Vinyl Records Yield '80s Videogame Nostalgia
Thanks to Kempa.com for its weblog entry discussing music vinyl/cassettes released in the late 70's and early 80's that contained computer programs as part of the audio. The article explains: "Most of these programs were written for the Sinclair Spectrum home computer series... In the case of these programs on vinyl, the user would have to play back the proper portion of the record, record the resultant chatter to tape, and load the tape into the Spectrum." It goes on to showcase UK vinyl-based games from "rockabilly revivalist" Shakin' Stevens ("The goal of 'The Shaky Game' is to drive Shakin' Stevens' car to the center of a maze while avoiding bats, who bite you"), as well as a flexidisc adventure game starring '80s pop stars The Thompson Twins ("...a bizarre text-based adventure in which you guide the [band] around a land of beaches and caves.")
Maybe you should. A lot of independant musicians are using VHS to record albums now and producing excellent work for much less money than traditional recording methods would cost them.
Well, I was trying to remember what kind of a port the thing used, my first thought was that it was a parallel port, but passing a gig through that would be way too long.

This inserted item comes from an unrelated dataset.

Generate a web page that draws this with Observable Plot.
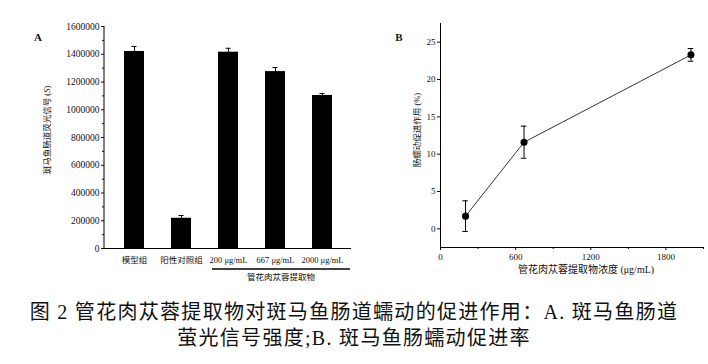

What is the BW of an (analog) video signal, like about 10 MHz, 20 Mbps for optimal (Shannon) encoding? Throw in some ECC and you get back down to 10+ Mbps, which would give you 10M/s*3600s=36 Gb/tape for one hour tape. I think that the densities were more like a Gb or two per tape, limited by the BW of the interface (IDE?), but definitely outside of the parallel port capability...
Paul B.
Well there is nothing wrong with analog video, but analog storage(especially consumer-level) doesn't have to be as precise and reliable as digital storage. Your VHS tape can degrade a bit, but it will generally still be watchable. If you stored data on it and the tape degraded, you lose bits that you cannot get back. The backer device uses all kinds of error correction to store the data on the VHS tapes, and that is why you can only get so little data on a tape.